До революции на Муксалме была монастырская ферма, лучшая на всём Беломорье, затем лагерный сельхоз, во время войны — аэродром и тренировочная база соловецких юнг, теперь на пустынных берегах пасутся редкие туристы — так могла бы начинаться статья об этом острове. Начинаться или заканчиваться. Статья или заметка. Орёл или решка. Чёт или нечет. Любит — не любит. Белая курточка — спортивный костюм.

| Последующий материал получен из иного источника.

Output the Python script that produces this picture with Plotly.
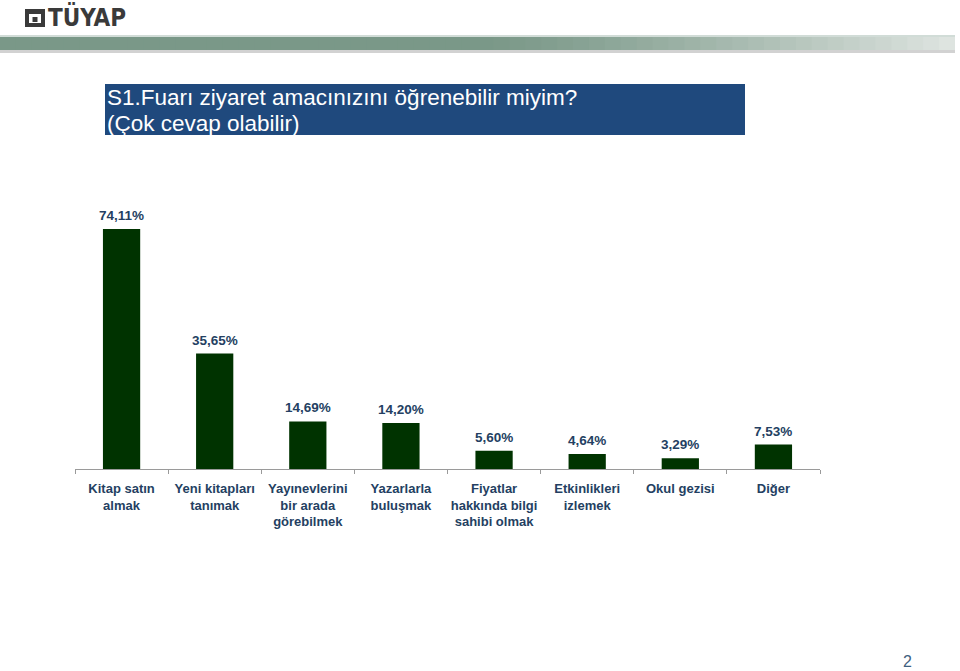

Они шли мне навстречу. Мы раскланялись. Она держала в руках полиэтиленовый пакетик с шоколадными конфетами.

— Угощайтесь.

Я покосился на спортивный костюм — он нарочито смотрел в сторону.

— Нет-нет, спасибо.

Она понимающе улыбнулась:

— А мы гуляем…

— Здесь вы не найдёте ничего интересного. Я говорил тебе, Наташа, что мы зря сюда идём, только потеряем время.

Я немного погулял по острову, поросшему высокой травой, измученной собственной бесполезной силой. Повсюду торчали разрушенные временем загоны для скота и бараки. Над ними безучастно проплывали облака в своих белых курточках. Ничего интересного. Но я погулял, пусть недолго, а погулял. Ведь идти к цели — одно, а, дойдя, погулять — совсем другое. И не важно, что за цель. Идти и гулять — далеко не одно и то же. И не понимать этого может только отпетый болван.

 

Обратно я шёл быстро, очень быстро. На утоптанном песке дамбы виднелись свежие следы от кроссовок — большие и поменьше. Они то сближались друг с другом, то отдалялись. Взгляд наткнулся на что-то яркое — конфета, шоколадная конфета. Она выронила её. Случайно или нарочно? Волны бились о дамбу, стучались в сердце, шумели в крови…

Конфету я съел, а фантик сунул в карман. Он и сейчас там лежит, шурша по-осеннему, когда я по привычке проверяю, на месте ли сигареты, хотя давно бросил курить.